Aid has been pouring into the shattered West Sumatran city of Padang since the September 30 earthquake, but the scale of the disaster, heavy rain and damaged infrastructure have meant it has been slow to reach outlying areas.

Helicopters are often the only way that some communities in the hills around Padang can be easily reached after landslides triggered by the 7.6 magnitude quake severed roads.

I'm now living in a tent. We have not received any aid. I'm very upset with the local government. I see aid but it passed us by, said a visibly emotional Ardi, 31, from Lubuk Laweh, an area outside Padang that was devastated by landslides.

The father-of-four said he had lost an 8-year-old daughter and a 4-year-old son in the landslide, which cut a deadly path through the village leaving only a huge wall of mud and debris.

Work using heavy equipment to bring down half-collapsed buildings in Padang, a port city of 900,000, continued, despite fears many bodies may still be under the rubble.

There was a brief moment of hope on Tuesday when workers thought they had heard a woman crying for help under the rubble of the collapsed Dutch-colonial era Ambacang hotel. But an Australian rescue team later turned up nothing.

Indonesia's official toll from the quake is 704 dead and 295 missing, but the health minister has said it could reach 3,000.

SAVED BY A COFFEE

Ghazali, 28, described his lucky escape after he had been taking part in a training program with 40 people for insurance firm Prudential at the Ambacang on the day of the quake.

The trainee insurance agent, who is staying with relatives, said he briefly left the hotel to buy a coffee in a cafe across the street because the hotel drinks were too pricey for him.

I sat down and the hotel collapsed, he said, adding that he had been too shocked since to tell authorities he was safe.

For many others, the hope of finding even the bodies of their loved ones was all they could cling to.

I know they are probably dead and I accept it but I am still praying that at least their bodies can be found and identified, said Arief Fauzi, 36, in Kepala Koto, a village devastated by a landslide where the stench of dead bodies hangs in the air.

Fauzi lost his parents and 13 other relatives, including a sister, aunts, uncles, cousins and nephews, and has been waiting at a tent for more news with remaining family members.

Only the bodies of his parents and sister have been found.

Outside the tent, photographs of his dead relatives are pinned up, taken during a happier period.

The regional Islamic council has issued a religious decree allowing the landslide areas to be declared mass graves.

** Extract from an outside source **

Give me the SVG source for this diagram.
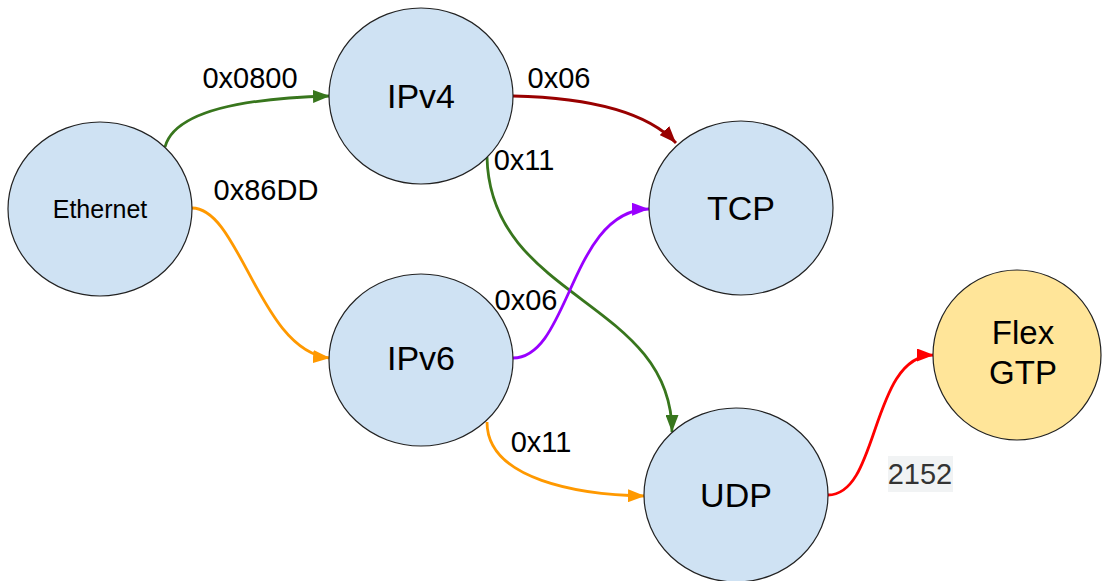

More rescue teams from countries including South Korea, Singapore and Britain were starting to pack up and leave their base in the governor's house in Padang, as even the faint hope of finding more survivors in buildings reduced to rubble faded.

John Bugge, a spokesman for the charity Save the Children, said pneumonia was a key risk now, particularly for children lacking food and shelter in scattered communities around Padang.

Some schools have reopened, but according to UNICEF about 1,000 have collapsed or been damaged so some temporary centers in tents have been set up for traumatized children to play and draw.

I am still scared that there may be more earthquakes and so I told my mother that we must never sleep inside our house again because it could collapse, said Yuhza Indra, 11, who was at a temporary center in Desa Bungus Timur on the outskirts of Padang.